TASK TO COMPLETE
Please transcribe the data below exactly. Leave the pictures out.

STORED DATA
________________________________________

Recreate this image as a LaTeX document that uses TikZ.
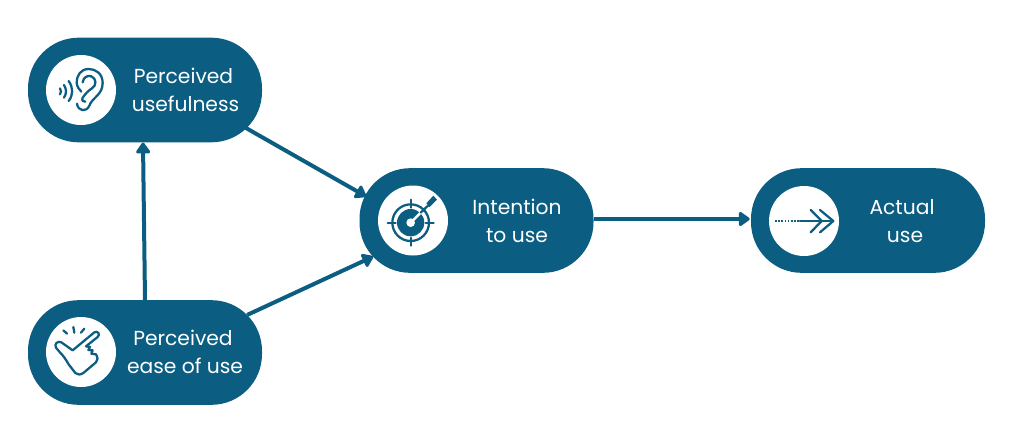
\documentclass[tikz,border=0pt]{standalone}
\usepackage{fontspec}
\setmainfont{Poppins}
\usetikzlibrary{arrows.meta}
\definecolor{pillblue}{HTML}{0B5E82}
\tikzset{
	pill/.style={fill=pillblue,minimum width=175.5pt,minimum height=78.5pt,rounded corners=38pt,inner sep=0pt},
	iconbg/.style={circle,fill=white,minimum size=52.5pt,inner sep=0pt},
	pilltext/.style={text=white,align=center,font=\fontsize{15.2pt}{21pt}\selectfont},
	flow/.style={draw=pillblue,line width=3pt,-{Triangle[round,length=9pt,width=12pt]}},
	iconline/.style={draw=pillblue,line width=1.7pt,line cap=round,line join=round},
	zoomed/.style={x=.25pt,y=-.25pt},
}
\begin{document}
\begin{tikzpicture}[x=.75pt,y=-.75pt]
	\useasboundingbox (0,0) rectangle (1010,429);
	% pills
	\node[pill] (useful) at (145,90) {};
	\node[pill] (ease) at (145,352.5) {};
	\node[pill] (intent) at (476.5,220.5) {};
	\node[pill] (actual) at (868,220.5) {};
	% connectors
	\draw[flow] ([shift={(-17,-15)}]useful.south east) -- ([shift={(7,-24)}]intent.west);
	\draw[flow] ([shift={(-15,15)}]ease.north east) -- ([shift={(14,36)}]intent.west);
	\draw[flow] (ease.north) -- ([shift={(-2,0)}]useful.south);
	\draw[flow] ([shift={(0,-1.5)}]intent.east) -- ([shift={(-1,-1.5)}]actual.west);
	% white discs
	\node[iconbg] (usefulicon) at (81,90) {};
	\node[iconbg] (easeicon) at (81,352) {};
	\node[iconbg] (intenticon) at (413,220.5) {};
	\node[iconbg] (actualicon) at (804,221) {};
	% labels
	\node[pilltext] (usefultext) at (185.5,89.5) {Perceived\hspace*{3pt}\\usefulness};
	\node[pilltext] (easetext) at (185,351.5) {Perceived\hspace*{3pt}\\ease of use};
	\node[pilltext] (intenttext) at (517,221) {Intention\\to use};
	\node[pilltext] (actualtext) at (902,221) {Actual\\\hspace*{4.5pt}use};
	% ear
	\begin{scope}[shift={(46,55)},zoomed]
		\draw[iconline] (93,146) .. controls (96,170) and (122,172) .. (130,152)
			.. controls (138,128) and (170,120) .. (170,84)
			.. controls (170,55) and (148,42) .. (128,42)
			.. controls (104,42) and (92,62) .. (92,82)
			.. controls (92,96) and (100,102) .. (106,110);
		\draw[iconline] (110,82) .. controls (112,66) and (126,60) .. (136,64)
			.. controls (152,70) and (152,92) .. (138,100)
			.. controls (126,108) and (120,114) .. (110,128) .. controls (106,136) and (112,142) .. (118,140);
		\draw[iconline] (42,100) .. controls (46,106) and (46,112) .. (42,118);
		\draw[iconline] (54,90) .. controls (62,102) and (62,116) .. (54,128);
		\draw[iconline] (68,78) .. controls (82,98) and (82,120) .. (68,138);
	\end{scope}
	% hand
	\begin{scope}[shift={(46,317)},zoomed]
		\draw[iconline] (80,100) -- (145,46) .. controls (155,40) and (164,52) .. (155,60)
			-- (120,88) -- (132,90) -- (127,99) -- (140,100) -- (136,110) -- (150,112)
			.. controls (156,122) and (156,130) .. (150,136)
			-- (112,168) .. controls (104,174) and (94,174) .. (88,168)
			-- (68,142) .. controls (60,128) and (52,116) .. (40,104) -- (30,92)
			.. controls (24,82) and (34,70) .. (46,76) -- cycle;
		\draw[iconline] (52,40) -- (63,50);
		\draw[iconline] (82,30) -- (85,47);
		\draw[iconline] (115,35) -- (105,47);
	\end{scope}
	% target
	\begin{scope}[shift={(378,185)},zoomed]
		\draw[iconline] (98,113) circle (55);
		\fill[pillblue] (98,113) circle (41);
		\fill[white] (98,113) circle (13);
		\draw[iconline] (98,44) -- (98,68) (98,158) -- (98,182) (29,113) -- (53,113) (143,113) -- (167,113);
		\draw[white,line width=1.8pt] (98,113) -- (128,83);
		\draw[iconline] (128,83) -- (150,62);
		\fill[pillblue] (145,55) -- (166,32) -- (177,44) -- (155,66) -- cycle;
	\end{scope}
	% double arrow
	\begin{scope}[shift={(740,160)},zoomed]
		\draw[pillblue,line width=1.4pt,dash pattern=on 1.2pt off 1.2pt] (105,183) -- (180,183);
		\draw[iconline] (180,183) -- (272,183);
		\draw[iconline] (212,150) -- (245,183) -- (212,217);
		\draw[iconline] (240,150) -- (280,183) -- (240,217);
	\end{scope}
\end{tikzpicture}
\end{document}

________________________________________

FINISHED ANSWER
Recreate this image as a LaTeX document that uses TikZ.
\documentclass[tikz,border=0pt]{standalone}
\usepackage{fontspec}
\setmainfont{Poppins}
\usetikzlibrary{arrows.meta}
\definecolor{pillblue}{HTML}{0B5E82}
\tikzset{
	pill/.style={fill=pillblue,minimum width=175.5pt,minimum height=78.5pt,rounded corners=38pt,inner sep=0pt},
	iconbg/.style={circle,fill=white,minimum size=52.5pt,inner sep=0pt},
	pilltext/.style={text=white,align=center,font=\fontsize{15.2pt}{21pt}\selectfont},
	flow/.style={draw=pillblue,line width=3pt,-{Triangle[round,length=9pt,width=12pt]}},
	iconline/.style={draw=pillblue,line width=1.7pt,line cap=round,line join=round},
	zoomed/.style={x=.25pt,y=-.25pt},
}
\begin{document}
\begin{tikzpicture}[x=.75pt,y=-.75pt]
	\useasboundingbox (0,0) rectangle (1010,429);
	% pills
	\node[pill] (useful) at (145,90) {};
	\node[pill] (ease) at (145,352.5) {};
	\node[pill] (intent) at (476.5,220.5) {};
	\node[pill] (actual) at (868,220.5) {};
	% connectors
	\draw[flow] ([shift={(-17,-15)}]useful.south east) -- ([shift={(7,-24)}]intent.west);
	\draw[flow] ([shift={(-15,15)}]ease.north east) -- ([shift={(14,36)}]intent.west);
	\draw[flow] (ease.north) -- ([shift={(-2,0)}]useful.south);
	\draw[flow] ([shift={(0,-1.5)}]intent.east) -- ([shift={(-1,-1.5)}]actual.west);
	% white discs
	\node[iconbg] (usefulicon) at (81,90) {};
	\node[iconbg] (easeicon) at (81,352) {};
	\node[iconbg] (intenticon) at (413,220.5) {};
	\node[iconbg] (actualicon) at (804,221) {};
	% labels
	\node[pilltext] (usefultext) at (185.5,89.5) {Perceived\hspace*{3pt}\\usefulness};
	\node[pilltext] (easetext) at (185,351.5) {Perceived\hspace*{3pt}\\ease of use};
	\node[pilltext] (intenttext) at (517,221) {Intention\\to use};
	\node[pilltext] (actualtext) at (902,221) {Actual\\\hspace*{4.5pt}use};
	% ear
	\begin{scope}[shift={(46,55)},zoomed]
		\draw[iconline] (93,146) .. controls (96,170) and (122,172) .. (130,152)
			.. controls (138,128) and (170,120) .. (170,84)
			.. controls (170,55) and (148,42) .. (128,42)
			.. controls (104,42) and (92,62) .. (92,82)
			.. controls (92,96) and (100,102) .. (106,110);
		\draw[iconline] (110,82) .. controls (112,66) and (126,60) .. (136,64)
			.. controls (152,70) and (152,92) .. (138,100)
			.. controls (126,108) and (120,114) .. (110,128) .. controls (106,136) and (112,142) .. (118,140);
		\draw[iconline] (42,100) .. controls (46,106) and (46,112) .. (42,118);
		\draw[iconline] (54,90) .. controls (62,102) and (62,116) .. (54,128);
		\draw[iconline] (68,78) .. controls (82,98) and (82,120) .. (68,138);
	\end{scope}
	% hand
	\begin{scope}[shift={(46,317)},zoomed]
		\draw[iconline] (80,100) -- (145,46) .. controls (155,40) and (164,52) .. (155,60)
			-- (120,88) -- (132,90) -- (127,99) -- (140,100) -- (136,110) -- (150,112)
			.. controls (156,122) and (156,130) .. (150,136)
			-- (112,168) .. controls (104,174) and (94,174) .. (88,168)
			-- (68,142) .. controls (60,128) and (52,116) .. (40,104) -- (30,92)
			.. controls (24,82) and (34,70) .. (46,76) -- cycle;
		\draw[iconline] (52,40) -- (63,50);
		\draw[iconline] (82,30) -- (85,47);
		\draw[iconline] (115,35) -- (105,47);
	\end{scope}
	% target
	\begin{scope}[shift={(378,185)},zoomed]
		\draw[iconline] (98,113) circle (55);
		\fill[pillblue] (98,113) circle (41);
		\fill[white] (98,113) circle (13);
		\draw[iconline] (98,44) -- (98,68) (98,158) -- (98,182) (29,113) -- (53,113) (143,113) -- (167,113);
		\draw[white,line width=1.8pt] (98,113) -- (128,83);
		\draw[iconline] (128,83) -- (150,62);
		\fill[pillblue] (145,55) -- (166,32) -- (177,44) -- (155,66) -- cycle;
	\end{scope}
	% double arrow
	\begin{scope}[shift={(740,160)},zoomed]
		\draw[pillblue,line width=1.4pt,dash pattern=on 1.2pt off 1.2pt] (105,183) -- (180,183);
		\draw[iconline] (180,183) -- (272,183);
		\draw[iconline] (212,150) -- (245,183) -- (212,217);
		\draw[iconline] (240,150) -- (280,183) -- (240,217);
	\end{scope}
\end{tikzpicture}
\end{document}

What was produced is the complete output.